Self-adaptive differential evolution algorithm applied to water distribution system optimization

Abstract

Differential evolution (DE) is a relatively new technique that has recently been used to optimize the design for water distribution systems (WDSs). Several parameters need to be determined in the use of DE, including population size, N; mutation weighting factor, F; crossover rate, CR, and a particular mutation strategy. It has been demonstrated that the search behavior of DE is especially sensitive to the F and CR values. These parameters need to be fine-tuned for different optimization problems because they are generally problem-dependent.
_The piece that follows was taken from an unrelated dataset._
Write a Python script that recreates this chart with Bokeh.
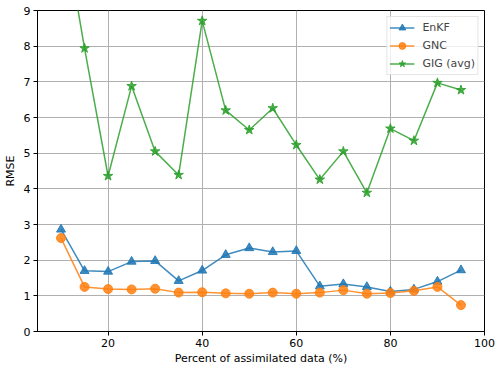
from bokeh.plotting import figure
from bokeh.models import FixedTicker, Range1d
from bokeh.embed import file_html
from bokeh.resources import INLINE

pct = [10, 15, 20, 25, 30, 35, 40, 45, 50, 55, 60, 65, 70, 75, 80, 85, 90, 95]
enkf = [2.86, 1.70, 1.68, 1.96, 1.98, 1.42, 1.71, 2.15, 2.34, 2.23, 2.26, 1.27, 1.33, 1.25, 1.12, 1.18, 1.40, 1.72]
gnc = [2.62, 1.25, 1.19, 1.18, 1.20, 1.09, 1.10, 1.07, 1.06, 1.09, 1.06, 1.09, 1.16, 1.06, 1.08, 1.14, 1.25, 0.74]
gig = [11.8, 7.94, 4.36, 6.88, 5.05, 4.39, 8.71, 6.20, 5.65, 6.26, 5.23, 4.26, 5.05, 3.89, 5.69, 5.35, 6.97, 6.77]
x_ticks = [20, 40, 60, 80, 100]
y_ticks = [0, 1, 2, 3, 4, 5, 6, 7, 8, 9]

FONT = "DejaVu Sans"
BLUE, ORANGE, GREEN = "#1f77b4", "#ff7f0e", "#2ca02c"

p = figure(width=500, height=372, output_backend="svg", toolbar_location=None,
           x_range=Range1d(5, 100), y_range=Range1d(0, 9),
           min_border_left=35, min_border_right=16, min_border_top=10, min_border_bottom=41)

p.outline_line_color = "black"
p.outline_line_width = 1
p.background_fill_color = "white"
p.border_fill_color = "white"

for ax in (p.xaxis[0], p.yaxis[0]):
    ax.major_label_text_font = FONT
    ax.major_label_text_font_size = "11px"
    ax.major_label_text_color = "black"
    ax.axis_label_text_font = FONT
    ax.axis_label_text_font_size = "11px"
    ax.axis_label_text_font_style = "normal"
    ax.axis_label_text_color = "black"
    ax.major_tick_out = 4
    ax.major_tick_in = 0
    ax.minor_tick_out = 0
    ax.minor_tick_in = 0
    ax.axis_line_color = "black"
    ax.major_tick_line_color = "black"

p.xaxis[0].ticker = FixedTicker(ticks=x_ticks)
p.yaxis[0].ticker = FixedTicker(ticks=y_ticks)
p.xaxis[0].axis_label = "Percent of assimilated data (%)"
p.yaxis[0].axis_label = "RMSE"
p.xaxis[0].major_label_standoff = 3
p.yaxis[0].major_label_standoff = 3
p.xaxis[0].axis_label_standoff = 2
p.yaxis[0].axis_label_standoff = 4

p.grid.grid_line_color = "#b0b0b0"
p.grid.grid_line_width = 1
p.xgrid.ticker = FixedTicker(ticks=x_ticks)
p.ygrid.ticker = FixedTicker(ticks=y_ticks)

A = 0.85
p.line(pct, enkf, color=BLUE, line_width=1.5, alpha=A, legend_label="EnKF")
p.scatter(pct, enkf, marker="triangle", size=9, color=BLUE, alpha=A, legend_label="EnKF")
p.line(pct, gnc, color=ORANGE, line_width=1.5, alpha=A, legend_label="GNC")
p.scatter(pct, gnc, marker="circle", size=9, color=ORANGE, alpha=A, legend_label="GNC")
p.line(pct, gig, color=GREEN, line_width=1.5, alpha=A, legend_label="GIG (avg)")
p.scatter(pct, gig, marker="star", size=10, color=GREEN, alpha=A, legend_label="GIG (avg)")

lg = p.legend[0]
lg.location = "top_right"
lg.margin = 6
lg.padding = 2
lg.spacing = 1
lg.label_text_font = FONT
lg.label_text_font_size = "11px"
lg.label_height = 17
lg.glyph_height = 17
lg.glyph_width = 25
lg.label_standoff = 8
lg.border_line_color = "#cccccc"
lg.border_line_width = 1
lg.background_fill_alpha = 0.8

open("out.html", "w").write(file_html(p, INLINE))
A self-adaptive differential evolution (SADE) algorithm is proposed to optimize the design of WDSs. Three new contributions are included in the proposed SADE algorithm: (1) instead of pre-specification, the control parameters of F and CR are encoded into the chromosome of the SADE algorithm, and hence are adapted by means of evolution; (2) F and CR values of the SADE algorithm apply at the individual level rather than the generational level normally used by the traditional DE algorithm; and (3) a new convergence criterion is proposed for the SADE algorithm as the termination condition, thereby avoiding pre-specifying a fixed number of generations or computational budget to terminate the evolution. Four WDS case studies have been used to demonstrate the effectiveness of the proposed SADE algorithm. The results show that the proposed algorithm exhibits good performance in terms of solution quality and efficiency. The advantage of the proposed SADE algorithm is that it reduces the effort required to fine-tune algorithm parameter values.